* RECORDS SUPPLIED:
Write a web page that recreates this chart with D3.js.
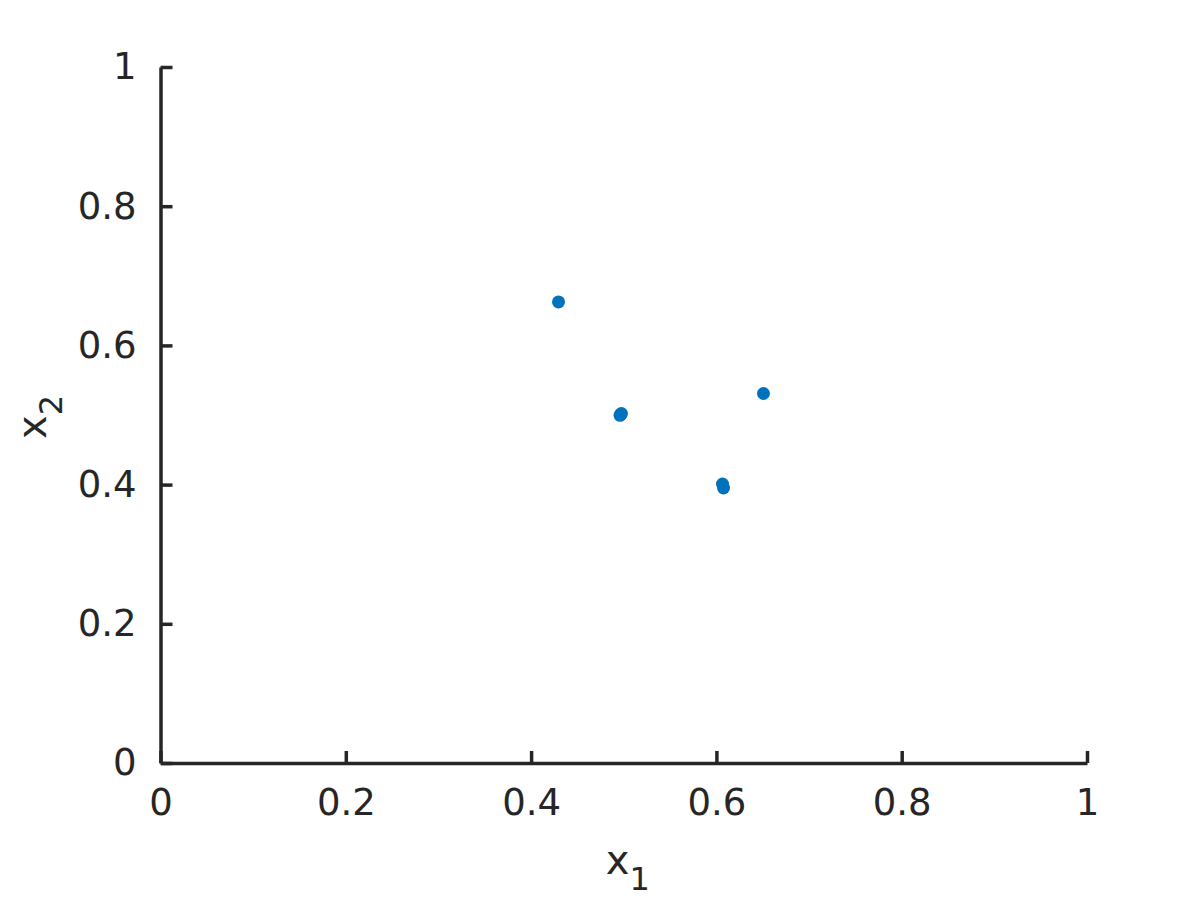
<!DOCTYPE html>
<html>
<head>
<meta charset="utf-8">
<script src="https://cdn.jsdelivr.net/npm/d3@7"></script>
<style>
  body { margin: 0; background: #fff; }
  text { font-family: "DejaVu Sans", sans-serif; fill: #262626; }
</style>
</head>
<body>
<div class="chart"></div>
<script>
// scatter of x1 vs x2
var x1 = [0.4296, 0.4960, 0.4975, 0.4968, 0.6066, 0.6077, 0.6508];
var x2 = [0.6624, 0.4995, 0.5020, 0.5010, 0.4009, 0.3951, 0.5309];
var tickValues = [0, 0.2, 0.4, 0.6, 0.8, 1];
var tickLabels = ["0", "0.2", "0.4", "0.6", "0.8", "1"];

var svgWidth = 1200;
var svgHeight = 900;
var margin = { top: 67, right: 113, bottom: 137, left: 160.5 };
var width = 1087 - margin.left;
var height = 763 - margin.top;

var svg = d3.select(".chart")
  .append("svg")
  .attr("width", svgWidth)
  .attr("height", svgHeight);

var chartGroup = svg.append("g")
  .attr("transform", `translate(${margin.left}, ${margin.top})`);

var xScale = d3.scaleLinear().domain([0, 1]).range([0, width]);
var yScale = d3.scaleLinear().domain([0, 1]).range([height, 0]);

var bottomAxis = d3.axisBottom(xScale)
  .tickValues(tickValues)
  .tickFormat((d, i) => tickLabels[i])
  .tickSizeInner(-12)
  .tickSizeOuter(0)
  .tickPadding(26);

var leftAxis = d3.axisLeft(yScale)
  .tickValues(tickValues)
  .tickFormat((d, i) => tickLabels[i])
  .tickSizeInner(-12)
  .tickSizeOuter(0)
  .tickPadding(24);

var xAxisG = chartGroup.append("g")
  .attr("transform", `translate(0, ${height})`)
  .call(bottomAxis);

var yAxisG = chartGroup.append("g")
  .call(leftAxis);

[xAxisG, yAxisG].forEach(function (g) {
  g.select(".domain").attr("stroke", "#262626").attr("stroke-width", 3.5);
  g.selectAll(".tick line").attr("stroke", "#262626").attr("stroke-width", 3.5);
  g.selectAll(".tick text")
    .attr("font-size", 37)
    .attr("font-family", "DejaVu Sans")
    .attr("fill", "#262626");
});

chartGroup.selectAll("circle")
  .data(x1)
  .enter()
  .append("circle")
  .attr("cx", d => xScale(d))
  .attr("cy", (d, i) => yScale(x2[i]))
  .attr("r", 6.5)
  .attr("fill", "#0072BD");

// axis labels
var xLabel = chartGroup.append("text")
  .attr("x", width / 2 + 4)
  .attr("y", height + 111)
  .attr("font-size", 40)
  .attr("text-anchor", "middle");
xLabel.append("tspan").text("x");
xLabel.append("tspan").attr("font-size", 32).attr("dy", 16).text("1");

var yLabel = chartGroup.append("text")
  .attr("transform", `translate(${-115}, ${height / 2 + 2}) rotate(-90)`)
  .attr("font-size", 40)
  .attr("text-anchor", "middle");
yLabel.append("tspan").text("x");
yLabel.append("tspan").attr("font-size", 32).attr("dy", 16).text("2");
</script>
</body>
</html>
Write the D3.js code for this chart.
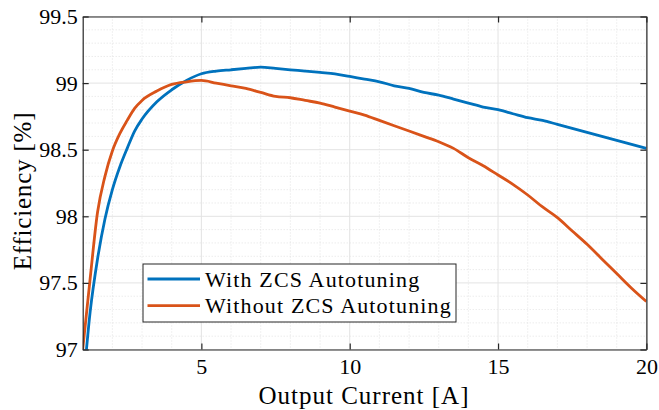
<!DOCTYPE html>
<html>
<head>
<meta charset="utf-8">
<script src="https://cdn.jsdelivr.net/npm/d3@7"></script>
<style>
  html, body { margin: 0; padding: 0; background: #fff; }
  svg { display: block; }
</style>
</head>
<body>
<svg id="chart" width="659" height="410"></svg>
<script>
// ---- data ----
const current = [1.0, 1.25, 1.5, 1.75, 2.0, 2.25, 2.5, 2.75, 3.0, 3.5, 4.0, 4.5, 5.0, 5.5, 6.0, 6.5, 7.0, 7.5, 8.0, 8.5, 9.0, 9.5, 10, 10.5, 11, 11.5, 12, 12.5, 13, 13.5, 14, 14.5, 15, 15.5, 16, 16.5, 17, 17.5, 18, 18.5, 19, 19.5, 20];
const withZCS = [96.68, 97.28, 97.68, 97.98, 98.20, 98.37, 98.51, 98.64, 98.73, 98.86, 98.95, 99.02, 99.07, 99.09, 99.10, 99.11, 99.12, 99.11, 99.10, 99.09, 99.08, 99.07, 99.05, 99.03, 99.01, 98.98, 98.96, 98.93, 98.91, 98.88, 98.85, 98.82, 98.80, 98.77, 98.74, 98.72, 98.69, 98.66, 98.63, 98.60, 98.57, 98.54, 98.51];
const withoutZCS = [97.0, 97.53, 98.03, 98.30, 98.49, 98.62, 98.72, 98.81, 98.87, 98.94, 98.99, 99.01, 99.02, 99.00, 98.98, 98.96, 98.93, 98.90, 98.89, 98.87, 98.85, 98.82, 98.79, 98.76, 98.72, 98.68, 98.64, 98.60, 98.56, 98.51, 98.44, 98.38, 98.31, 98.24, 98.16, 98.07, 97.99, 97.89, 97.79, 97.68, 97.57, 97.46, 97.36];
const seriesNames = ["With ZCS Autotuning", "Without ZCS Autotuning"];
const seriesColors = ["#0072BD", "#D95319"];
const xTicks = [5, 10, 15, 20];
const yTicks = [97, 97.5, 98, 98.5, 99, 99.5];
const yTickLabels = ["97", "97.5", "98", "98.5", "99", "99.5"];
const xLabel = "Output Current [A]";
const yLabel = "Efficiency [%]";

// ---- pick an installed serif font ----
function pickFont(cands) {
  const c = document.createElement("canvas").getContext("2d");
  const s = "Efficiency WZCSAutotuning 0123456789 [%]";
  for (const f of cands) {
    let found = false;
    for (const base of ["monospace", "sans-serif"]) {
      c.font = `40px ${base}`; const w0 = c.measureText(s).width;
      c.font = `40px '${f}', ${base}`; const w1 = c.measureText(s).width;
      if (Math.abs(w0 - w1) > 0.5) found = true;
    }
    if (found) return `'${f}', serif`;
  }
  return "serif";
}
const FONT = pickFont(["Liberation Serif", "Tinos", "Times New Roman", "Nimbus Roman", "DejaVu Serif", "Noto Serif", "FreeSerif"]);

// ---- layout ----
const svg = d3.select("#chart");
const L = 82.7, R = 646.4, T = 16.5, B = 349.5;
const x = d3.scaleLinear().domain([1, 20]).range([L, R]);
const y = d3.scaleLinear().domain([97, 99.5]).range([B, T]);
const axisColor = "#262626";

// minor grid
const xMinor = d3.range(2, 20, 1).filter(v => v % 5 !== 0);
const yMinor = d3.range(97.1, 99.45, 0.1).filter(v => Math.abs(v * 2 - Math.round(v * 2)) > 1e-6);
const g = svg.append("g");
g.selectAll(".xm").data(xMinor).join("line")
  .attr("x1", d => x(d)).attr("x2", d => x(d)).attr("y1", T).attr("y2", B)
  .attr("stroke", "#dcdcdc").attr("stroke-width", 0.8).attr("stroke-dasharray", "1,2");
g.selectAll(".ym").data(yMinor).join("line")
  .attr("x1", L).attr("x2", R).attr("y1", d => y(d)).attr("y2", d => y(d))
  .attr("stroke", "#dcdcdc").attr("stroke-width", 0.8).attr("stroke-dasharray", "1,2");
// major grid
g.selectAll(".xg").data(xTicks).join("line")
  .attr("x1", d => x(d)).attr("x2", d => x(d)).attr("y1", T).attr("y2", B)
  .attr("stroke", "#e3e3e3").attr("stroke-width", 1);
g.selectAll(".yg").data(yTicks).join("line")
  .attr("x1", L).attr("x2", R).attr("y1", d => y(d)).attr("y2", d => y(d))
  .attr("stroke", "#e3e3e3").attr("stroke-width", 1);

// data lines
svg.append("clipPath").attr("id", "clip").append("rect")
  .attr("x", L).attr("y", T).attr("width", R - L).attr("height", B - T);
const line = d3.line().x(d => x(d[0])).y(d => y(d[1])).curve(d3.curveMonotoneX);
[withZCS, withoutZCS].forEach((vals, i) => {
  svg.append("path")
    .datum(current.map((c, k) => [c, vals[k]]))
    .attr("clip-path", "url(#clip)")
    .attr("fill", "none").attr("stroke", seriesColors[i])
    .attr("stroke-width", 2.8).attr("stroke-linejoin", "round")
    .attr("d", line);
});

// axes (ticks inside, box)
const tickLen = 6;
const xAxisB = d3.axisBottom(x).tickValues(xTicks).tickSizeInner(-tickLen).tickSizeOuter(0).tickPadding(9).tickFormat(d3.format("d"));
const xAxisT = d3.axisTop(x).tickValues(xTicks).tickSizeInner(-tickLen).tickSizeOuter(0).tickFormat("");
const yAxisL = d3.axisLeft(y).tickValues(yTicks).tickSizeInner(-tickLen).tickSizeOuter(0).tickPadding(5).tickFormat((d, i) => yTickLabels[i]);
const yAxisR = d3.axisRight(y).tickValues(yTicks).tickSizeInner(-tickLen).tickSizeOuter(0).tickFormat("");
function style(sel) {
  sel.attr("font-family", FONT).attr("font-size", 22);
  sel.select(".domain").attr("stroke", axisColor).attr("stroke-width", 1.2);
  sel.selectAll(".tick line").attr("stroke", axisColor).attr("stroke-width", 1.2);
  sel.selectAll(".tick text").attr("font-family", FONT).attr("font-size", 22).attr("fill", "#000");
}
svg.append("g").attr("transform", `translate(0,${B})`).call(xAxisB).call(style);
svg.append("g").attr("transform", `translate(0,${T})`).call(xAxisT).call(style);
svg.append("g").attr("transform", `translate(${L},0)`).call(yAxisL).call(style);
svg.append("g").attr("transform", `translate(${R},0)`).call(yAxisR).call(style);

// axis labels
svg.append("text").attr("x", 364).attr("y", 404).attr("text-anchor", "middle")
  .attr("font-family", FONT).attr("font-size", 25).attr("letter-spacing", 1).text(xLabel);
svg.append("text").attr("transform", "translate(31,191) rotate(-90)").attr("text-anchor", "middle")
  .attr("font-family", FONT).attr("font-size", 25).attr("letter-spacing", 0.8).text(yLabel);

// legend
const lg = svg.append("g");
lg.append("rect").attr("x", 143).attr("y", 264).attr("width", 313).attr("height", 58)
  .attr("fill", "#fff").attr("stroke", axisColor).attr("stroke-width", 1);
seriesNames.forEach((name, i) => {
  const yy = 279 + i * 26.7;
  lg.append("line").attr("x1", 147.5).attr("x2", 200).attr("y1", yy).attr("y2", yy)
    .attr("stroke", seriesColors[i]).attr("stroke-width", 2.8);
  lg.append("text").attr("x", 205).attr("y", yy + 7.5).attr("font-family", FONT).attr("font-size", 22)
    .attr("letter-spacing", 1.15).text(name);
});
</script>
</body>
</html>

* TASK DETAILS:
In the records above, locate the lines holding the word "Write". Copy each of them.

* FULL RESPONSE:
Write a web page that recreates this chart with D3.js.
Write the D3.js code for this chart.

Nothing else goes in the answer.